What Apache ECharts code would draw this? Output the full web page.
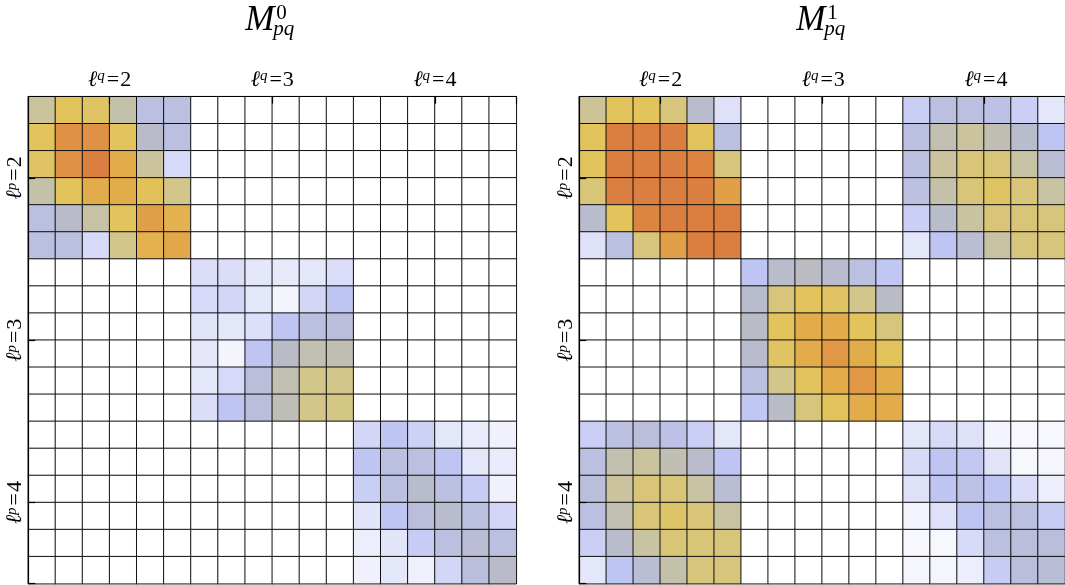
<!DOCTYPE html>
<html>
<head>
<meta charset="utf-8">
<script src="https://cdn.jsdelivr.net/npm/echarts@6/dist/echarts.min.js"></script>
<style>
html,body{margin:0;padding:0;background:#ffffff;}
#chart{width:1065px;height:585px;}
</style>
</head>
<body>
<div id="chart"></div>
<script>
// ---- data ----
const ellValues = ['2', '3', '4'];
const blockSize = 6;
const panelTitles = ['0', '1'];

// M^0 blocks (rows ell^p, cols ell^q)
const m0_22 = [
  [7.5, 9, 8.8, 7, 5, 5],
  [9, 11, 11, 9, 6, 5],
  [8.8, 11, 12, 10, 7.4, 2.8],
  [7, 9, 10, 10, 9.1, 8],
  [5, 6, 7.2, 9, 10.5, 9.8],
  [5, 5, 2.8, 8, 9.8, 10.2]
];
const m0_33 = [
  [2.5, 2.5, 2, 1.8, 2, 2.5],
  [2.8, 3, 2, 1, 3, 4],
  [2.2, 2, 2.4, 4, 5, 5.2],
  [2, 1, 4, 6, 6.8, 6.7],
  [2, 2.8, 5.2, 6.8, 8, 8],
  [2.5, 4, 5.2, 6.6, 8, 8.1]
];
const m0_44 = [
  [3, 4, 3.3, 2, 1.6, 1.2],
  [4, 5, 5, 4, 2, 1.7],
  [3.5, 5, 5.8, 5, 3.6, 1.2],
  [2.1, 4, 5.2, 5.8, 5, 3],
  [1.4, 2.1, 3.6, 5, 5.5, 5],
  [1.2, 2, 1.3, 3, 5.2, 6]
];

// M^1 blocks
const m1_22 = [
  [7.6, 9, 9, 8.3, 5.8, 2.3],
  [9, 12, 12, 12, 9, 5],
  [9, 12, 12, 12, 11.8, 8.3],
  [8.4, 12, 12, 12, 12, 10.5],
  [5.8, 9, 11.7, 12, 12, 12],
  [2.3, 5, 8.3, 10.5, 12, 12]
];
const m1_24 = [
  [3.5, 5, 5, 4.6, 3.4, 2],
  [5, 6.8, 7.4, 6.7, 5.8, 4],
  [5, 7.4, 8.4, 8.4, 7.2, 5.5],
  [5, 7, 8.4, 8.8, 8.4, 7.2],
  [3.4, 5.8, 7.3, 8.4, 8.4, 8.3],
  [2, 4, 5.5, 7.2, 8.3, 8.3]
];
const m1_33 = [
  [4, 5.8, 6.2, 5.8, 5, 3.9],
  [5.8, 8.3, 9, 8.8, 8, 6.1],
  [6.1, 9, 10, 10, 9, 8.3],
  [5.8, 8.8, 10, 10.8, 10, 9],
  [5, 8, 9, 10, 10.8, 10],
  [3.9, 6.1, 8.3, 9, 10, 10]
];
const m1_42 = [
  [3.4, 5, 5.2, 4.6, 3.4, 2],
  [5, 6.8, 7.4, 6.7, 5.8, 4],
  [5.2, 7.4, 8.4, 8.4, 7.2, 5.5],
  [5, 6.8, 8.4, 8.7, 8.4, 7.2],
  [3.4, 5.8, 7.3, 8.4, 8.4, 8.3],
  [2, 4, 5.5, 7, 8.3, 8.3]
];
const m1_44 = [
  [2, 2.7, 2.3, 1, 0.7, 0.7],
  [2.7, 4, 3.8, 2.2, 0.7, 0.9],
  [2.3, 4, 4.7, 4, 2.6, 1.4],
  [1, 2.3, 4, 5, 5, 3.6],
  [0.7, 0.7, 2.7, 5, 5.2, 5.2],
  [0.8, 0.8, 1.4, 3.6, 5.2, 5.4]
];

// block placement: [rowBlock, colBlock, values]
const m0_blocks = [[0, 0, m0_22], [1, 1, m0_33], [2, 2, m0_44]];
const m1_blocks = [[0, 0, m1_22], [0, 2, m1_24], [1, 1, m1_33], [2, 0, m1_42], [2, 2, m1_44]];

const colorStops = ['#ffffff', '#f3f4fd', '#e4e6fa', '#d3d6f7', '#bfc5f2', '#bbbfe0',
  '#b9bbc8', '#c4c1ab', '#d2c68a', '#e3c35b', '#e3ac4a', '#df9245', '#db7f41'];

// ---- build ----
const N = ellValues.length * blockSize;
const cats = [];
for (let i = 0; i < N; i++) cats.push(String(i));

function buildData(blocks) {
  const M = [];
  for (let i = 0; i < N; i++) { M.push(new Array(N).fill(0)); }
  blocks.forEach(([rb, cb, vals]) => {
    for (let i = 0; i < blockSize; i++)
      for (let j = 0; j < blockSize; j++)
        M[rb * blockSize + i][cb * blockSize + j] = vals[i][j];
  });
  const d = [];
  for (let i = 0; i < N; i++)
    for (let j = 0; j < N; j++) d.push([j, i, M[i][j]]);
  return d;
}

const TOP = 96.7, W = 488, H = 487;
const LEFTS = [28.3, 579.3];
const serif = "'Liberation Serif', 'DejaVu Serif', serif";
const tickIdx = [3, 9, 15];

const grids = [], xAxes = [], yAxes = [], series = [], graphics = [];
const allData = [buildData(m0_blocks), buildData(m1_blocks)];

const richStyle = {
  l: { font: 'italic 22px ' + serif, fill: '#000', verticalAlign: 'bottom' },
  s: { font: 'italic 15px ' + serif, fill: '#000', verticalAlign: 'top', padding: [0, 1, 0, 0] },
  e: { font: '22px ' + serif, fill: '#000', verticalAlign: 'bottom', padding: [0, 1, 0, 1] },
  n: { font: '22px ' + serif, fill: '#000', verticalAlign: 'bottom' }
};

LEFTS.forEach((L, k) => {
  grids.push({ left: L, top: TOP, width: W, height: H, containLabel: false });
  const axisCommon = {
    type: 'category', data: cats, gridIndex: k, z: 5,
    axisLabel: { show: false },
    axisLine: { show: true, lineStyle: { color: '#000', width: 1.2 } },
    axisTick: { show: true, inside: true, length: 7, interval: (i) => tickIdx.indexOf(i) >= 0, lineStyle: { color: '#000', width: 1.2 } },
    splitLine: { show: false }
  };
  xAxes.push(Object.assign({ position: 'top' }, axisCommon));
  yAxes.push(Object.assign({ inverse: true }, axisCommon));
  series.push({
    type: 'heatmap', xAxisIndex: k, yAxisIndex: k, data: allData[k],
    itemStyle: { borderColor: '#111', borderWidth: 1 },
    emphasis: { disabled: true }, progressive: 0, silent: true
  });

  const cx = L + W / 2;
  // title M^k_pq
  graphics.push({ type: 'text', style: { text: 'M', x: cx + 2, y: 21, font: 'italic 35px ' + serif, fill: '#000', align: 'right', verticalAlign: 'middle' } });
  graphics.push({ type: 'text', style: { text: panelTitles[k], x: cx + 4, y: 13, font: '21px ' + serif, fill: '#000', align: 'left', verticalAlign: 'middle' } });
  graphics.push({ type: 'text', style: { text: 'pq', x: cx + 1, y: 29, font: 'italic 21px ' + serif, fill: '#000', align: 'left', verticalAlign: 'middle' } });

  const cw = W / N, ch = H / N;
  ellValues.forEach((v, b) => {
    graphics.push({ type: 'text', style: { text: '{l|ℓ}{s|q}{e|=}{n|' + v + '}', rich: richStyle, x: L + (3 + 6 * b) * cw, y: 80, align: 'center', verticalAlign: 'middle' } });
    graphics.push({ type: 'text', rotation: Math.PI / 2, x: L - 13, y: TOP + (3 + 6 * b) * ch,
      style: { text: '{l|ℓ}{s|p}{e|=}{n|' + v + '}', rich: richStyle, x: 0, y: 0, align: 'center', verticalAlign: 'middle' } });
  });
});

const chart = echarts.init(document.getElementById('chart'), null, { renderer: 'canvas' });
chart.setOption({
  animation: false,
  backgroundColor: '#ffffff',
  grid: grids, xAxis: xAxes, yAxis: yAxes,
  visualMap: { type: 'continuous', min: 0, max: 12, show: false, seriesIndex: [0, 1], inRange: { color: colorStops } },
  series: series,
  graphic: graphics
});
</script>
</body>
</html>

### INSTRUCTIONS FOR THE TASK
Each line from the top of the material through the line containing "const panelTitles = ['0', '1'];" should be reproduced exactly; please drop any images.

### WRITTEN SOLUTION
What Apache ECharts code would draw this? Output the full web page.
<!DOCTYPE html>
<html>
<head>
<meta charset="utf-8">
<script src="https://cdn.jsdelivr.net/npm/echarts@6/dist/echarts.min.js"></script>
<style>
html,body{margin:0;padding:0;background:#ffffff;}
#chart{width:1065px;height:585px;}
</style>
</head>
<body>
<div id="chart"></div>
<script>
// ---- data ----
const ellValues = ['2', '3', '4'];
const blockSize = 6;
const panelTitles = ['0', '1'];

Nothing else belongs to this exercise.